终于,我们悟出了水泥蘑菇的用意。神奇的蘑菇长久以来就是追求长生不老的道士最喜爱的食物,而麻姑是中国最有名的道姑之一。两千年以前她生活在此地,她的蘑菇酒远近闻名。我们沿着小路来到一处瀑布,这里有一尊麻姑将蘑菇酒倾泻到溪里的雕塑。我们用手捧着水喝了几口,幻想能乘着溪流漂向我们余下的山路。但是我们感受到的还是昨晚啤酒宿醉的滋味。

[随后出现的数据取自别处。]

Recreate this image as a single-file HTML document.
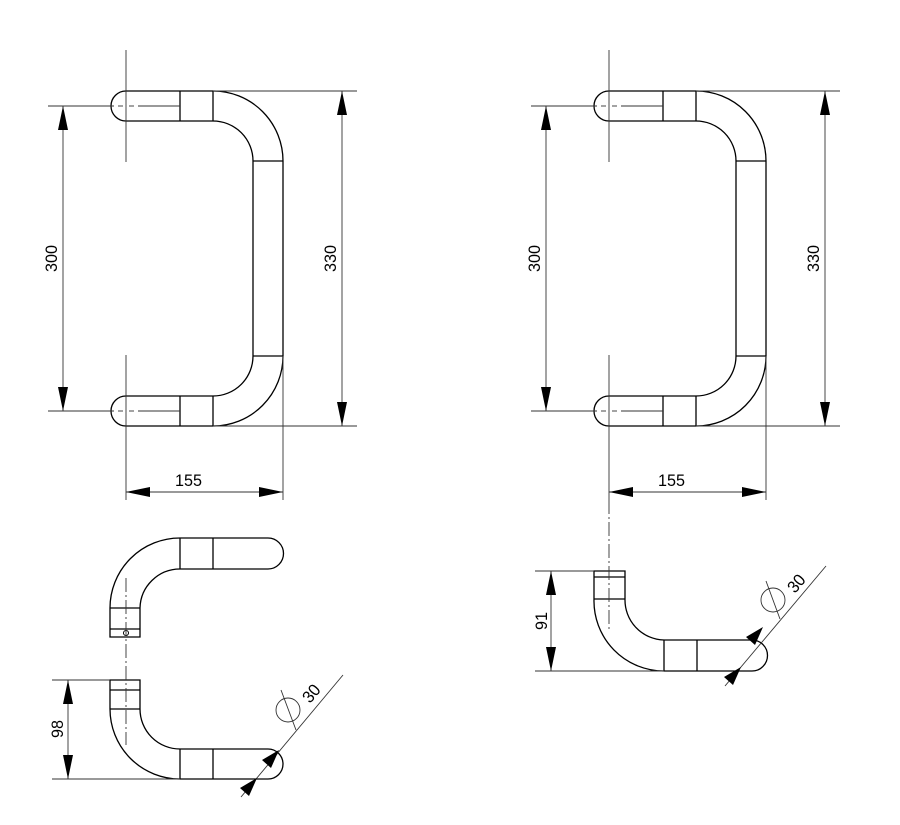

回到了公路,但是我们不再顺着原来的方向继续行走了。因为不到一公里外,公路汇入了另一条更宽的路。我们都能够远远地听到公交车的轰鸣。相反,我们决定回到我们经过小水库以前的小路上去。这是条很古老的、用石头排列成的台阶小路。我们顺着这条小路穿过一片松林,下坡来到掷钵峰和天柱峰。那里分出数条旁道,通向两个山峰的顶部。但是我们不想爬任何山峰。此外,封顶云遮雾绕,看不见什么景致。我们还是留在主路上,绕过两个山峰,继续步履沉重地行走。走了几个小时后,我们终于来到了这条路的尽头:藏经寺。寺庙完全被雾所笼罩,任何光线都被雾严严实实地包裹住了。我们原想找一个客栈过夜,然而却找到了一个庙。
水泥蘑菇
麻姑和象征长寿的鹿与桃
藏经寺最早是由慧思于公元568年所建,是他在山上较低处建好福严寺后的第二年修建的。这里也是慧思的徒弟智 在师父圆寂后去天台山建立天台流派前整理师父著作的地方。智 的名望源于他以同一种方法整理了佛教经典中的所有佛经,展现了佛的教导的连续性。这里也是存放他整理的最初版本的地方。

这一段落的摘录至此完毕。